Hi team,
We noticed that when converting searchable PDFs, memory usage became uncontrollable. We have a pdf file with 20 pages and the file size is 5.43MB. In order to reduce memory usage, we split the pdf into single pages and then convert it to searchable pdf. One of the pages is a floor plan of the house. Similar to this image: 11.png (35.3 KB). When converting this page, memory usage will be unusually high.

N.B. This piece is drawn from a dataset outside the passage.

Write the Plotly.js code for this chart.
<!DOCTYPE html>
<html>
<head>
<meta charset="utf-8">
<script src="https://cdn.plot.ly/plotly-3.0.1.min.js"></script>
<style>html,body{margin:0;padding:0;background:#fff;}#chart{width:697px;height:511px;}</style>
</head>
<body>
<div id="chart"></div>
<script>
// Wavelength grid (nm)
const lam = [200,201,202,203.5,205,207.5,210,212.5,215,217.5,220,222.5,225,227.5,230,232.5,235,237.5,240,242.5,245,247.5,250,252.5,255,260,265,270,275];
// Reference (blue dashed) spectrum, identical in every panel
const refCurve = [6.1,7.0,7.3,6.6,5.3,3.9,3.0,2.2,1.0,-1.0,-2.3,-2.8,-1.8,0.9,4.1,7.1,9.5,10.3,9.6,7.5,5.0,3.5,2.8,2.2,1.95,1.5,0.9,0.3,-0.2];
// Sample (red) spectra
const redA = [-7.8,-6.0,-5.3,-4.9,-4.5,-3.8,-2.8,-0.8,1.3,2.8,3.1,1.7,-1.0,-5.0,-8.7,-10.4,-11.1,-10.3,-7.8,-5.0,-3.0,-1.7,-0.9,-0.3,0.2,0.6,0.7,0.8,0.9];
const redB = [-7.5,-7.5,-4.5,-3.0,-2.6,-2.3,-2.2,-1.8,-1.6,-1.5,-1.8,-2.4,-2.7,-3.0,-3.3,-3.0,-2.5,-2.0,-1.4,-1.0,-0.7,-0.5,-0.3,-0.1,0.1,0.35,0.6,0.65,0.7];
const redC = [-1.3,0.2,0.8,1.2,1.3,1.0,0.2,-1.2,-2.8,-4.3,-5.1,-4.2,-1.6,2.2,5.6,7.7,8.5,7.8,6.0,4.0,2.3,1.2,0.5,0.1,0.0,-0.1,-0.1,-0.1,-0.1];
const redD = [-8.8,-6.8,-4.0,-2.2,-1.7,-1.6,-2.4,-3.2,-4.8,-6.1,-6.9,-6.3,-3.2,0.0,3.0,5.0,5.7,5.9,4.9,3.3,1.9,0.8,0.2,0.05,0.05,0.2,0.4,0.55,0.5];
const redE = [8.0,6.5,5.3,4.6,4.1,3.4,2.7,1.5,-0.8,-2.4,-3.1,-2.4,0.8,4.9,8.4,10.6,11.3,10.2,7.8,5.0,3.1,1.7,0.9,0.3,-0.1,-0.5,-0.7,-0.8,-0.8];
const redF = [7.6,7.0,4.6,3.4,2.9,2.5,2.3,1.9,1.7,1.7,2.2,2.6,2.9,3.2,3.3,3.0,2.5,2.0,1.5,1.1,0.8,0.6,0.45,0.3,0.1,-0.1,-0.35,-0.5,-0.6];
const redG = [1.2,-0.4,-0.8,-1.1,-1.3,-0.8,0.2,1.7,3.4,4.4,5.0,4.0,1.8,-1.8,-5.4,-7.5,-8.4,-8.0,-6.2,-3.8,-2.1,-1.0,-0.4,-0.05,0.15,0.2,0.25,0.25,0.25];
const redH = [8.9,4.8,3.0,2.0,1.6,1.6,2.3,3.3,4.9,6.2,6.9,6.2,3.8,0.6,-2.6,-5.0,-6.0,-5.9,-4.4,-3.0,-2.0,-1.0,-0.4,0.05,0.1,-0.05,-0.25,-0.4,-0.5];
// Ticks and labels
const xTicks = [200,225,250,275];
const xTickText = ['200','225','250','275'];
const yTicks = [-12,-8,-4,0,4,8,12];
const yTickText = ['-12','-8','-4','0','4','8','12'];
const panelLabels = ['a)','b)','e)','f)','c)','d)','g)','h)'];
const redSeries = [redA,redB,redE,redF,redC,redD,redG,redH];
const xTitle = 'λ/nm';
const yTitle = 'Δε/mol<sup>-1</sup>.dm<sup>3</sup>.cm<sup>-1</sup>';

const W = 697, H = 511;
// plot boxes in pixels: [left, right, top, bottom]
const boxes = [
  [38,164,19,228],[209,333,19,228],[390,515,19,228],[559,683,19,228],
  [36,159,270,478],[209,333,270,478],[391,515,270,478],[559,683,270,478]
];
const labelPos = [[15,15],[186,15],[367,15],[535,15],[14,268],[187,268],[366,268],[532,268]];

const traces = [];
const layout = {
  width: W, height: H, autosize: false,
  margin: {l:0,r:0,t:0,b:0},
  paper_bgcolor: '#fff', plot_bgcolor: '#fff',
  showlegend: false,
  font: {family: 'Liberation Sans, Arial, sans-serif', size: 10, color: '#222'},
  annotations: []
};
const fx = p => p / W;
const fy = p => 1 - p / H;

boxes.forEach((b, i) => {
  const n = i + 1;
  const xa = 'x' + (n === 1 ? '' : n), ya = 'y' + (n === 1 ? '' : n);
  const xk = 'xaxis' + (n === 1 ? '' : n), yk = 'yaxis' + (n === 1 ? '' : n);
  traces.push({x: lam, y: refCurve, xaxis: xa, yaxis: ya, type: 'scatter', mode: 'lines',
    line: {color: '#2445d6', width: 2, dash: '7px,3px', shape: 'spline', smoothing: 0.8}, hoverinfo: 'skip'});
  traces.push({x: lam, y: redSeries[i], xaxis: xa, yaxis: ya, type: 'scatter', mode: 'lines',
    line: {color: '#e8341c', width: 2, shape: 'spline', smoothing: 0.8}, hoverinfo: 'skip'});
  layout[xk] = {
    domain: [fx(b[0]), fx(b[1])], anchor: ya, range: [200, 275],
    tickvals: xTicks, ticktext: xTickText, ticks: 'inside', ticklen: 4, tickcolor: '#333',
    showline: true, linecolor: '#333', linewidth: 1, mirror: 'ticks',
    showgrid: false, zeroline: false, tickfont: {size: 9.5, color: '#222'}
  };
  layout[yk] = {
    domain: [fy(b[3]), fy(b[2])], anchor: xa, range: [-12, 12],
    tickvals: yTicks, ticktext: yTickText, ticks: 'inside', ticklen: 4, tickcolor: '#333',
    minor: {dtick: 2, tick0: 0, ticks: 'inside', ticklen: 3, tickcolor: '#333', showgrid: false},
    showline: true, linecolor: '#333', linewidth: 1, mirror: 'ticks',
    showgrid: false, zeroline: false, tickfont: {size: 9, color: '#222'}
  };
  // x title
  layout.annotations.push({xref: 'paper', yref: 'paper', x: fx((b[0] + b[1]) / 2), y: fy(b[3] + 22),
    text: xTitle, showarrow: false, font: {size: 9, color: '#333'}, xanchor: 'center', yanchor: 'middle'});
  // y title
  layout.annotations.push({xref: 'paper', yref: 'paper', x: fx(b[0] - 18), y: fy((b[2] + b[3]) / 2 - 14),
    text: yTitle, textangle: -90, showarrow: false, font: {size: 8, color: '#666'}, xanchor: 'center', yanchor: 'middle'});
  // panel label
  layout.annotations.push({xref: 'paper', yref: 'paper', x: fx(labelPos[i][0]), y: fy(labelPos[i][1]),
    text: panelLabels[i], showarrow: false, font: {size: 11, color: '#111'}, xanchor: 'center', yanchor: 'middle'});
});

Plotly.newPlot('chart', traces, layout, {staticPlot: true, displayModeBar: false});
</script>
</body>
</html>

The following the sample code
Document.CallBackGetHocr cbgh = bufferedImage -> {
try {
Logger.Log("return empty HOCR XML");
return EMPTY_HOCR_XML;
} catch (Exception e) {
Logger.Error(e);
return EMPTY_HOCR_XML;
} finally {
bufferedImage.flush();
bufferedImage = null;
System.gc();
}
};
for (int i = 0; i < singlePageFilePathList.size(); i++) {
String singlePageFilePath = singlePageFilePathList.get(i);
try (Document doc = new Document(singlePageFilePath)){
doc.convert(cbgh);
doc.save(singlePageFilePath);
} catch (Exception e) {
Logger.Error(e);
}
}
We have a machine with 2GB free memory. But before we see the log of this line Logger.Log(“return empty HOCR XML”);, the 2GB free memory has been used up. When we switch to a machine with more free memory, we can see the log of this line Logger.Log(“return empty HOCR XML”);, but it appears more than 5,000 times, so we interrupt the process. We saved each BufferedImage as a tiff file, and the images in more than 5,000 tiff files are all the same:
tiff.png (18.8 KB)
Maybe there really are so many identical border in that page, but is there any way to reduce the memory usage?
Thanks